Despite developments outlined above, psychologists’ voice has been marginal in debates on tax compliance until relatively recently. The understanding of tax compliance relied heavily on an economic understanding of taxpayers as rational actors who seek to maximise personal profit, and who will always evade if they perceive a large payoff with a low likelihood of being caught. This view informs a deterrence approach to tax by which tax authorities focus on large fines and frequent checks. By contrast, a psychological understanding of taxpayer motivations informs a cooperative approach to taxpaying, focus on treating taxpayers fairly, making it easy to comply, and promoting a cooperative climate. Many debates in the field focused on the opposition between the deterrence approach and the cooperative approach.
In the 2000s, significant contributions from psychologists emerged from the Centre for Tax System Integrity at the Australian National University.
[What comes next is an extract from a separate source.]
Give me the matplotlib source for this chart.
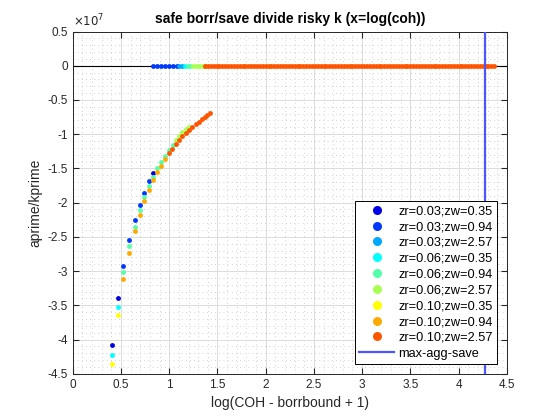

Rather than focusing on the dichotomy between the deterrence approach and the cooperative approach, much of the work carried out at the centre related to the concept of responsive regulation which promoted the idea that different types of taxpayers should be faced with different approaches: the compliant majority with cooperative measures while the non-complaint majority with tough deterrence measures (the regulatory model that this led to in the Australian Tax Office). Much of the centre’s work focused on ways to increase voluntary compliance through measures such as fostering positive taxpaying norms and ensuring taxpayers are treated fairly.
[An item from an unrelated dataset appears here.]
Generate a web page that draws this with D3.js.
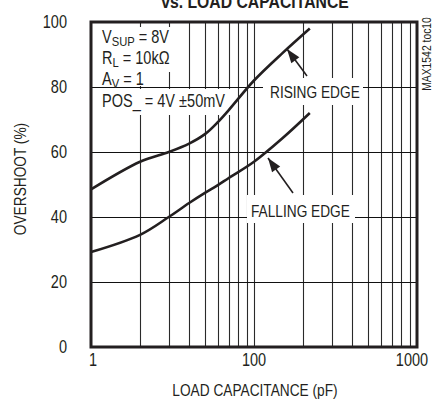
<!DOCTYPE html>
<html><head><meta charset="utf-8">
<script src="https://cdn.jsdelivr.net/npm/d3@7"></script>
<style>
body{margin:0;background:#fff;}
svg{display:block;}
text{font-family:"Liberation Sans Narrow","Liberation Sans",sans-serif;fill:#231f20;}
</style></head>
<body>
<svg id="c" width="435" height="403"></svg>
<script>
// ---- data ----
const capacitance = [10, 20, 30, 40, 50, 60, 70, 100, 150, 220];              // pF (log axis)
const risingEdge  = [48.5, 57, 60, 62.6, 65.5, 69.2, 72.9, 82, 90.5, 98];     // %
const fallingEdge = [29.2, 34.5, 40, 44.3, 47.4, 49.8, 52, 57, 64.3, 72];      // %
const xTickValues = [10, 100, 1000];
const xTickLabels = ["1", "100", "1000"];
const yTickValues = [0, 20, 40, 60, 80, 100];
const conditions = ["VSUP = 8V", "RL = 10kΩ", "AV = 1", "POS_ = 4V ±50mV"];

const svg = d3.select("#c");
const m = {l:91, r:417, t:22, b:347};
const x = d3.scaleLog().domain([10,1000]).range([m.l, m.r]);
const y = d3.scaleLinear().domain([0,100]).range([m.b, m.t]);
const ink = "#231f20";
const SX = 0.83; // narrow-font emulation

function ntext(px, py, size, anchor, rot){
  return svg.append("text")
    .attr("transform", `translate(${px},${py})` + (rot?` rotate(${rot})`:"") + ` scale(${SX},1)`)
    .attr("text-anchor", anchor||"start").style("font-size", size+"px");
}

// title (cut off at top, as in the reference)
ntext(255, 8, 19, "middle").style("font-weight","bold").text("vs. LOAD CAPACITANCE");

// grid
const g = svg.append("g");
const minor = [];
for (let d of [10,100]) for (let k=2;k<=10;k++) minor.push(d*k);
g.selectAll(".vg").data(minor.filter(v=>v<1000)).join("line")
  .attr("x1",d=>Math.round(x(d))+0.5).attr("x2",d=>Math.round(x(d))+0.5)
  .attr("y1",m.t).attr("y2",m.b).attr("stroke","#2a2a2a").attr("stroke-width",1.1);
g.selectAll(".hg").data([20,40,60,80]).join("line")
  .attr("x1",m.l).attr("x2",m.r)
  .attr("y1",d=>Math.round(y(d))+0.5).attr("y2",d=>Math.round(y(d))+0.5)
  .attr("stroke","#111").attr("stroke-width",1.1);

// knockouts behind annotation texts
const ko = svg.append("g").attr("fill","#fff");
function knock(x0,y0,x1,y1){ko.append("rect").attr("x",x0).attr("y",y0).attr("width",x1-x0).attr("height",y1-y0);}
knock(98,27,176,50);
knock(98,50,174,72);
knock(98,72,146,86);
knock(98,89,231,115);
knock(263,78,363,105);
knock(247,195,355,223);

// curves
const line = d3.line().x((d,i)=>x(capacitance[i])).y(d=>y(d)).curve(d3.curveCatmullRom.alpha(0.5));
svg.append("path").attr("d",line(risingEdge)).attr("fill","none").attr("stroke",ink).attr("stroke-width",2.6);
svg.append("path").attr("d",line(fallingEdge)).attr("fill","none").attr("stroke",ink).attr("stroke-width",2.6);

// frame
svg.append("rect").attr("x",m.l).attr("y",m.t).attr("width",m.r-m.l).attr("height",m.b-m.t)
  .attr("fill","none").attr("stroke",ink).attr("stroke-width",3);

// tick labels
yTickValues.forEach(v => ntext(67, y(v)+6, 17.5, "end").text(v));
xTickValues.forEach((v,i) => ntext(x(v)+(i===0?2:(i===2?-5:0)), 366, 17.5, "middle").text(xTickLabels[i]));

// axis titles
ntext(255, 396, 16.5, "middle").text("LOAD CAPACITANCE (pF)");
ntext(26, 179, 16.5, "middle", -90).text("OVERSHOOT (%)");
ntext(431, 54, 12.5, "middle", -90).text("MAX1542 toc10");

// conditions
const cfs = 17.5;
function subText(py, main, sub, rest){
  const t = ntext(102, py, cfs, "start");
  t.append("tspan").text(main);
  t.append("tspan").attr("dy",3).style("font-size","13.5px").text(sub);
  t.append("tspan").attr("dy",-3).text(rest);
}
subText(43, "V", "SUP", " = 8V");
subText(64, "R", "L", " = 10kΩ");
subText(85, "A", "V", " = 1");
ntext(102, 107, cfs, "start").text(conditions[3]);

// annotations
ntext(270, 98, 16.5, "start").text("RISING EDGE");
ntext(251, 217, 16.5, "start").text("FALLING EDGE");

function arrow(x0,y0,x1,y1){
  svg.append("line").attr("x1",x0).attr("y1",y0).attr("x2",x1).attr("y2",y1)
    .attr("stroke",ink).attr("stroke-width",1.6);
  const a = Math.atan2(y1-y0,x1-x0), L=14, W=5;
  const bx = x1 - L*Math.cos(a), by = y1 - L*Math.sin(a);
  const px = -Math.sin(a)*W, py = Math.cos(a)*W;
  svg.append("path").attr("d",`M${x1},${y1}L${bx+px},${by+py}L${bx-px},${by-py}Z`).attr("fill",ink);
}
arrow(307,76,287,49);
arrow(293,193,268,158);
</script>
</body></html>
Another popular model that integrates the deterrence approach and the cooperative approach was developed at the University of Vienna, a key centre for tax psychology in the last decade, under the leadership of Erich Kirchler. The ‘slippery slope’ framework presents a model by which high rates of compliance can be achieved through either the deterrence approach (through the perceived power of authorities) or the cooperative approach (through building trust in authorities). While they are both effective at revenue collection, the former is more costly to enforce and maintain in the longer term. However, while the cooperative approach may seem desirable, trust in authorities is very difficult to build, especially in low-trust climates. Researchers at the University of Vienna focus on understanding the conditions that help build and maintain a trust-based tax compliance climate.
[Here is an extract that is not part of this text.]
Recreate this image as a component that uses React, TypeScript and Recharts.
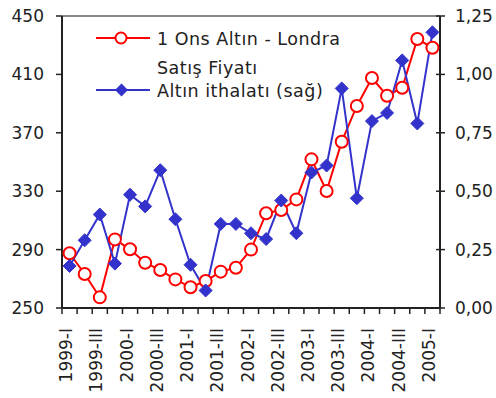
import { LineChart, Line, XAxis, YAxis, Legend, ReferenceLine } from 'recharts';

const quarters = [
  '1999-I', '1999-II', '1999-III', '1999-IV',
  '2000-I', '2000-II', '2000-III', '2000-IV',
  '2001-I', '2001-II', '2001-III', '2001-IV',
  '2002-I', '2002-II', '2002-III', '2002-IV',
  '2003-I', '2003-II', '2003-III', '2003-IV',
  '2004-I', '2004-II', '2004-III', '2004-IV',
  '2005-I',
];

// London gold price, USD per ounce (left axis)
const goldPrice = [
  287.5, 273.3, 257.3, 297.0, 290.2, 281.0, 276.0, 269.6, 264.2, 268.5,
  274.9, 277.6, 290.0, 314.9, 317.1, 324.4, 351.8, 330.1, 363.9, 388.4,
  407.5, 395.4, 400.9, 434.2, 428.3,
];

// gold imports (right axis)
const goldImports = [
  0.18, 0.29, 0.4, 0.19, 0.485, 0.435, 0.59, 0.38, 0.185, 0.075,
  0.36, 0.36, 0.32, 0.295, 0.46, 0.32, 0.58, 0.61, 0.94, 0.47,
  0.8, 0.835, 1.06, 0.79, 1.18,
];

const leftTicks = [250, 290, 330, 370, 410, 450];
const rightTicks = [0, 0.25, 0.5, 0.75, 1, 1.25];

const rows = quarters.map((q, i) => ({ q, price: goldPrice[i], imports: goldImports[i] }));

const RED = '#FF0000';
const BLUE = '#3333CC';
const AXIS = '#222';
const FONT = '"DejaVu Sans", sans-serif';

const PLOT_W = 378;
const BAND = PLOT_W / quarters.length;

const QuarterTick = (props: any) => {
  const { x, y, index } = props;
  const half = BAND / 2;
  const y0 = y - 6;
  return (
    <g>
      <line x1={x - half} x2={x - half} y1={y0} y2={y} stroke={AXIS} strokeWidth={1.5} />
      {index === quarters.length - 1 && (
        <line x1={x + half} x2={x + half} y1={y0} y2={y} stroke={AXIS} strokeWidth={1.5} />
      )}
      {index % 2 === 0 && (
        <text
          x={x + 2.5}
          y={y + 14}
          transform={`rotate(-90, ${x + 2.5}, ${y + 14})`}
          textAnchor="end"
          fontFamily={FONT}
          fontSize={17}
          fill={AXIS}
        >
          {props.payload.value}
        </text>
      )}
    </g>
  );
};

const RightTick = (props: any) => {
  const { x, y, payload } = props;
  return (
    <g>
      <line x1={x - 19} x2={x - 10} y1={y} y2={y} stroke={AXIS} strokeWidth={1.5} />
      <text x={x} y={y} dy={6} textAnchor="start" fontFamily={FONT} fontSize={17} fill={AXIS}>
        {payload.value.toFixed(2).replace('.', ',')}
      </text>
    </g>
  );
};

const Diamond = (props: any) => {
  const { cx, cy } = props;
  if (cx == null || cy == null) return null;
  const r = 6.5;
  return (
    <polygon
      points={`${cx},${cy - r} ${cx + r},${cy} ${cx},${cy + r} ${cx - r},${cy}`}
      fill={BLUE}
      stroke={BLUE}
      strokeWidth={1}
    />
  );
};

const LegendBox = () => (
  <svg width={290} height={90} style={{ overflow: 'visible', display: 'block' }}>
    <line x1={6} x2={60} y1={18} y2={18} stroke={RED} strokeWidth={2} />
    <circle cx={31} cy={18} r={5.5} fill="#fff" stroke={RED} strokeWidth={2} />
    <text x={67} y={25} fontFamily={FONT} fontSize={17.5} letterSpacing={0.5} fill={AXIS}>
      1 Ons Altın - Londra
    </text>
    <text x={67} y={54} fontFamily={FONT} fontSize={17.5} letterSpacing={0.5} fill={AXIS}>
      Satış Fiyatı
    </text>
    <line x1={6} x2={60} y1={70} y2={70} stroke={BLUE} strokeWidth={2} />
    <polygon points="31.5,63.5 38,70 31.5,76.5 25,70" fill={BLUE} />
    <text x={67} y={77} fontFamily={FONT} fontSize={17.5} letterSpacing={0.5} fill={AXIS}>
      Altın ithalatı (sağ)
    </text>
  </svg>
);

export default function App() {
  return (
    <div style={{ position: 'absolute', left: 0, top: 0, width: 496, height: 398, background: '#fff' }}>
      <LineChart width={496} height={398} data={rows} margin={{ top: 16, right: 0, bottom: 0, left: 0 }}>
        <XAxis
          dataKey="q"
          interval={0}
          height={90}
          padding={{ left: BAND / 2, right: BAND / 2 }}
          tickLine={false}
          tickSize={6}
          tickMargin={0}
          tick={<QuarterTick />}
          axisLine={{ stroke: AXIS, strokeWidth: 2 }}
        />
        <YAxis
          yAxisId="left"
          domain={[250, 450]}
          ticks={leftTicks}
          width={62}
          tickSize={6}
          tickMargin={12}
          tick={{ fontFamily: FONT, fontSize: 17, fill: AXIS }}
          tickLine={{ stroke: AXIS, strokeWidth: 1.5 }}
          axisLine={{ stroke: AXIS, strokeWidth: 2 }}
        />
        <YAxis
          yAxisId="right"
          orientation="right"
          domain={[0, 1.25]}
          ticks={rightTicks}
          width={56}
          tickSize={5}
          tickMargin={10}
          tickLine={false}
          tick={<RightTick />}
          axisLine={{ stroke: AXIS, strokeWidth: 2 }}
        />
        <ReferenceLine yAxisId="left" y={450} stroke="#888" strokeWidth={2} />
        <Legend
          layout="horizontal"
          verticalAlign="middle"
          align="center"
          wrapperStyle={{ position: 'absolute', top: 20, left: 90, width: 290, height: 90 }}
          content={() => <LegendBox />}
        />
        <Line
          yAxisId="left"
          dataKey="price"
          stroke={RED}
          strokeWidth={2}
          dot={{ r: 6, fill: '#fff', stroke: RED, strokeWidth: 2 }}
          activeDot={false}
          isAnimationActive={false}
        />
        <Line
          yAxisId="right"
          dataKey="imports"
          stroke={BLUE}
          strokeWidth={2}
          dot={<Diamond />}
          activeDot={false}
          isAnimationActive={false}
        />
      </LineChart>
    </div>
  );
}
Research developments in the psychology of tax compliance provides significant evidence that psychological factors can play an important role in tax compliance; however, the magnitude of this effect and circumstances under which these factors are important are still to be determined by ongoing research. Nonetheless, these research developments are increasingly taken into consideration by tax authorities around the world. For example, HMRC periodically carries out a large survey of individual and businesses monitoring changes in psychological variables, such as people’s perceived social norms relating to tax and their ratings of tax fairness. Moreover, psychological insights are increasingly used by governments in designing behaviour change (‘nudge’) campaigns to increase tax compliance – but such campaigns will be the focus of a later article.